What needs to be done ->
Give the number of lines holding the string "this", and nothing else.

Extracted information ->

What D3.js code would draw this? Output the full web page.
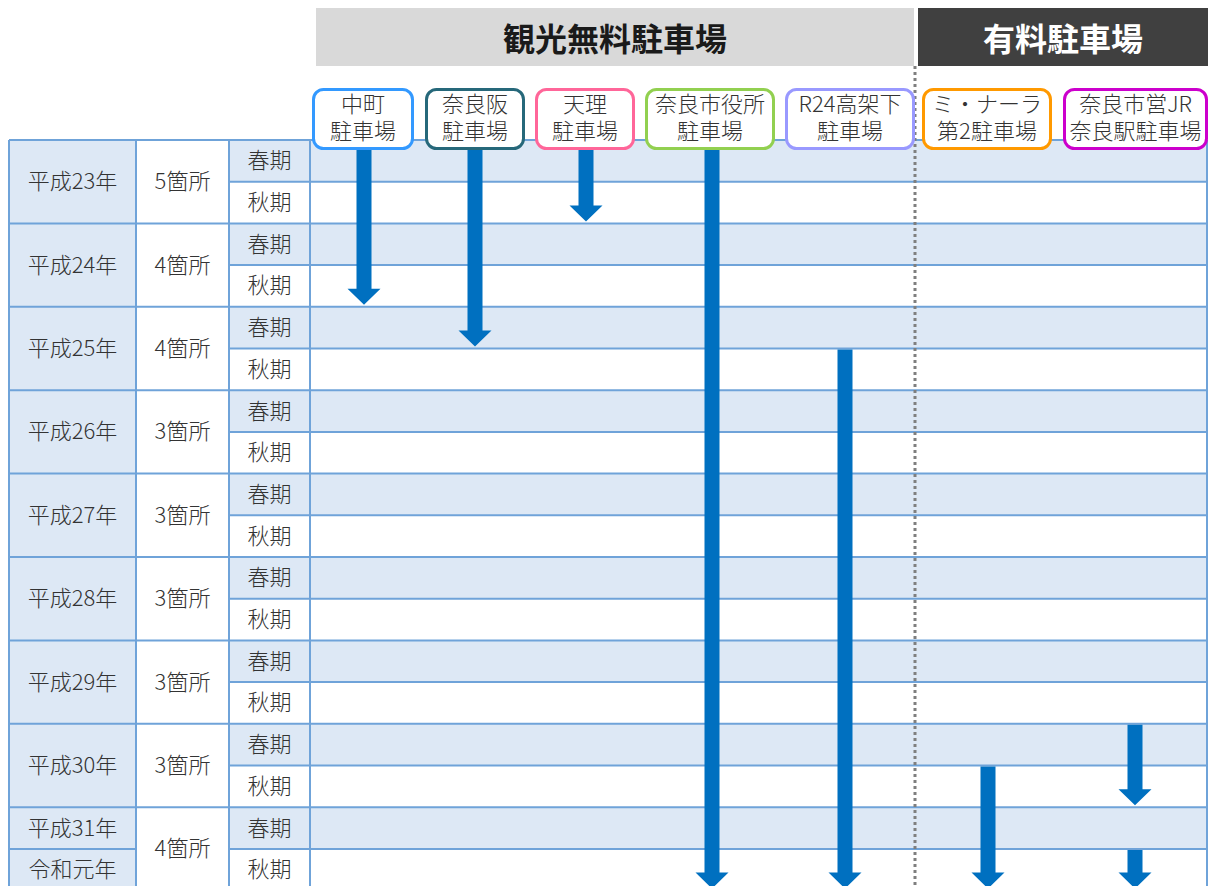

--

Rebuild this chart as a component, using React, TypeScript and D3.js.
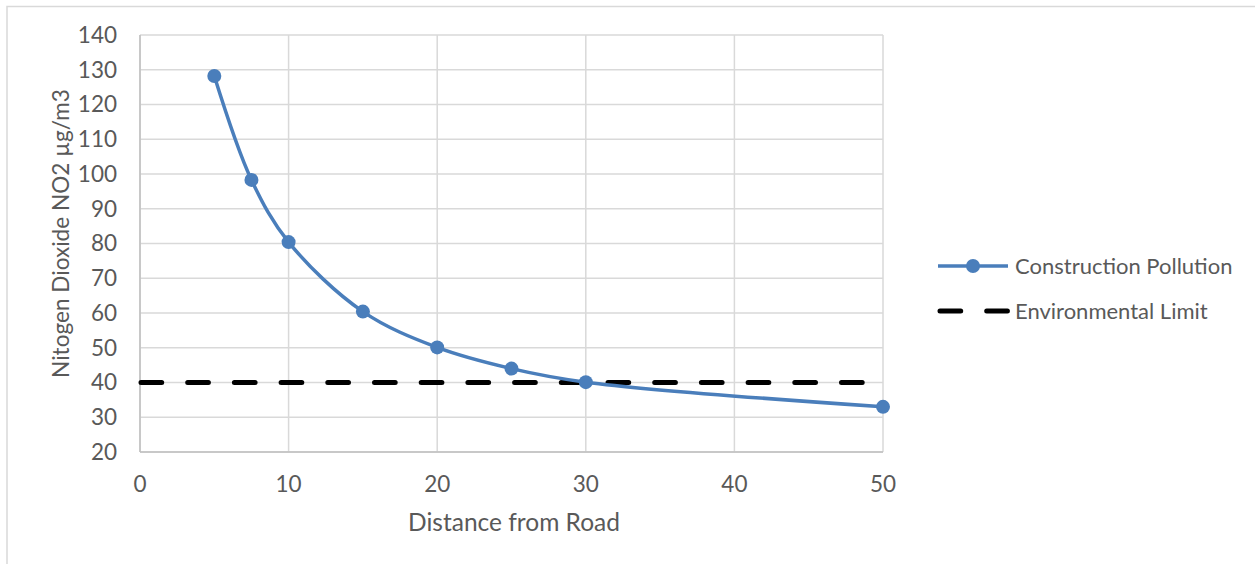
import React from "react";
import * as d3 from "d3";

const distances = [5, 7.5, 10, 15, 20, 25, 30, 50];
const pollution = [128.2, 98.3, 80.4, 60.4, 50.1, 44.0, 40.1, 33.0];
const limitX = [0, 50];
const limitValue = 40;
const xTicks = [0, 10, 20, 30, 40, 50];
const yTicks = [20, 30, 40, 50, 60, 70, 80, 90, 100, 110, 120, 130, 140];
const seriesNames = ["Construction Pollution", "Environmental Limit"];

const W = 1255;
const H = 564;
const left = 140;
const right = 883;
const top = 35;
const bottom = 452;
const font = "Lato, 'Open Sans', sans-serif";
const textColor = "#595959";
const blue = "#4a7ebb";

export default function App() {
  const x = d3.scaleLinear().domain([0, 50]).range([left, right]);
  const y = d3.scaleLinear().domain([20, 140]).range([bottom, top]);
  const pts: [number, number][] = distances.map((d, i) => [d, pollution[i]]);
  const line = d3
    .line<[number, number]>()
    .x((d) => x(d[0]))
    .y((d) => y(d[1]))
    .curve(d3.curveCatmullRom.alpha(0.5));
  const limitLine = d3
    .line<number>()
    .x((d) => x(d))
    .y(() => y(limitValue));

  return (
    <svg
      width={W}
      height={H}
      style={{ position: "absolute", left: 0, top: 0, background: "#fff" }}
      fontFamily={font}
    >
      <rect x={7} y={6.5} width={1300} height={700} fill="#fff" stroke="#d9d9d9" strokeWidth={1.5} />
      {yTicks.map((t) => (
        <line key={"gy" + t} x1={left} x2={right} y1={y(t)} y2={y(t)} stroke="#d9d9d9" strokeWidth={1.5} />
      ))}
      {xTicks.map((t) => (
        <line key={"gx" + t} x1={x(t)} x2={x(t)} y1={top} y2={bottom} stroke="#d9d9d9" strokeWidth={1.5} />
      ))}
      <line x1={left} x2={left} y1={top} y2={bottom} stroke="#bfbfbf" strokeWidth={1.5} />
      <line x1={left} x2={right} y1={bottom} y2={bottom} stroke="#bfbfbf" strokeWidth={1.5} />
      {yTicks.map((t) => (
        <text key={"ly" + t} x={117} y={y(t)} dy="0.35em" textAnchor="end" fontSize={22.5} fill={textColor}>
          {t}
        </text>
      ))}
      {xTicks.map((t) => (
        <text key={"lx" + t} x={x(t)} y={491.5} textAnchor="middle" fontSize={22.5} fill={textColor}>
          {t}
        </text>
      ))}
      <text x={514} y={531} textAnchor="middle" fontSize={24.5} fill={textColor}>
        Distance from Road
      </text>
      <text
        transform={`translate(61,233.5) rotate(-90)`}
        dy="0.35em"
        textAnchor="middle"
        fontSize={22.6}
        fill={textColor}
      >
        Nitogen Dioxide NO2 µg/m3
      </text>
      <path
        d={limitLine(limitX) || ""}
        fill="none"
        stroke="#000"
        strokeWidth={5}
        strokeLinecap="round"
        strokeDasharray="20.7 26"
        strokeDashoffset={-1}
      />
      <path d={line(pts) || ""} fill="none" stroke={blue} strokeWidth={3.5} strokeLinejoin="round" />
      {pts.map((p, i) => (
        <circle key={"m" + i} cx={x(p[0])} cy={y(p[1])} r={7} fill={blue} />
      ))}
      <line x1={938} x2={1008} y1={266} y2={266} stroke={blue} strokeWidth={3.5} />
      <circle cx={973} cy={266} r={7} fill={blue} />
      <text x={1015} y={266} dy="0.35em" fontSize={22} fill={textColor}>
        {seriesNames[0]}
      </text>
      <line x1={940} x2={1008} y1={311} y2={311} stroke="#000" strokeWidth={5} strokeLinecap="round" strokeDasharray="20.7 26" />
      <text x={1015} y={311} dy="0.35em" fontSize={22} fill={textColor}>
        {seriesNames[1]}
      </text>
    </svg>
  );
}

--

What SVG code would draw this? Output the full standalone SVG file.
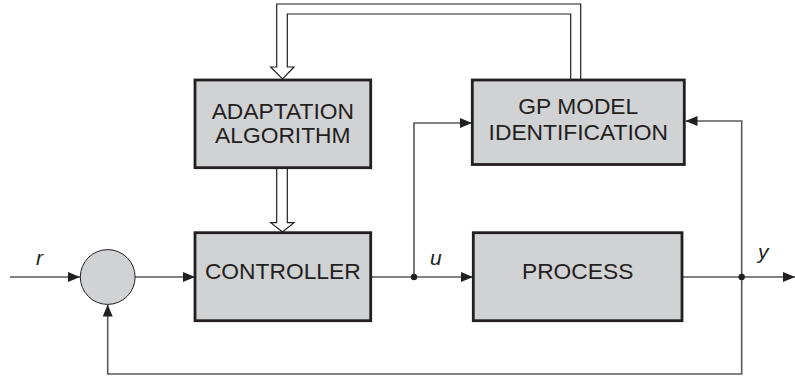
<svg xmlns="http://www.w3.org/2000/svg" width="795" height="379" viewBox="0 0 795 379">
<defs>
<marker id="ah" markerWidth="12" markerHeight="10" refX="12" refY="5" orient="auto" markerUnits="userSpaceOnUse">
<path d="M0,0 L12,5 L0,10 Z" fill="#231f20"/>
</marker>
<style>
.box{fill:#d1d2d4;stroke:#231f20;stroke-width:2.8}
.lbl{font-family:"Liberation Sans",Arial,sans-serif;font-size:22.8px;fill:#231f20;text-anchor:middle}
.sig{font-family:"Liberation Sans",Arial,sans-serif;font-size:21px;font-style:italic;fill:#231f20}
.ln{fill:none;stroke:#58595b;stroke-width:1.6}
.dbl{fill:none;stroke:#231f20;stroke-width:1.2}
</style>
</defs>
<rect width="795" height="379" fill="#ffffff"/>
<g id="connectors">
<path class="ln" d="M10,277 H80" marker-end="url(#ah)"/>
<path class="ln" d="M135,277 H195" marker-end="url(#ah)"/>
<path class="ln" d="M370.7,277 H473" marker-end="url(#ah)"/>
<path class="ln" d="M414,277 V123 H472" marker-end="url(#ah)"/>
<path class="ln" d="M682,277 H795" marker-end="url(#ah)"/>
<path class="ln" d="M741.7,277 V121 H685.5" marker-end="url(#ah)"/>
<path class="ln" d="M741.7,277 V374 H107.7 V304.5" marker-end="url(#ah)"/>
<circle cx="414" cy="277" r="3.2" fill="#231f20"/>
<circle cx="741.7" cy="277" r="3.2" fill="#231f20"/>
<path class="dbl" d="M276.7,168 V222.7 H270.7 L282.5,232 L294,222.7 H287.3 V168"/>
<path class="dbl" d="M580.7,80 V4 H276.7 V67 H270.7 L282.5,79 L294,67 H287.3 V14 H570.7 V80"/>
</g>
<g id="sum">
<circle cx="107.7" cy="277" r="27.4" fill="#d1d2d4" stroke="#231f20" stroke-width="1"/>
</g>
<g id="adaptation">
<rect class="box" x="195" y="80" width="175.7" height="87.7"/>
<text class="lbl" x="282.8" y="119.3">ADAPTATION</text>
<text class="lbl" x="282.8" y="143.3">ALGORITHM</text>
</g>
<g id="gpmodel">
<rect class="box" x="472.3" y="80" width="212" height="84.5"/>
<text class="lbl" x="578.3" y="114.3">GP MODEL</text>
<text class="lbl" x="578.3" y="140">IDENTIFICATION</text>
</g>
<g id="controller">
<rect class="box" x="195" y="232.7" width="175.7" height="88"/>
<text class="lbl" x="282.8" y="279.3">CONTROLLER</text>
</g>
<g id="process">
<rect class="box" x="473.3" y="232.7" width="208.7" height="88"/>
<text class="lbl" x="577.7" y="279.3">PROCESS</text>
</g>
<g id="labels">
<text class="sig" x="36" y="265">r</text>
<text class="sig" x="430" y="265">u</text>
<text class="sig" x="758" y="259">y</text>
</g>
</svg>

Written answer ->
3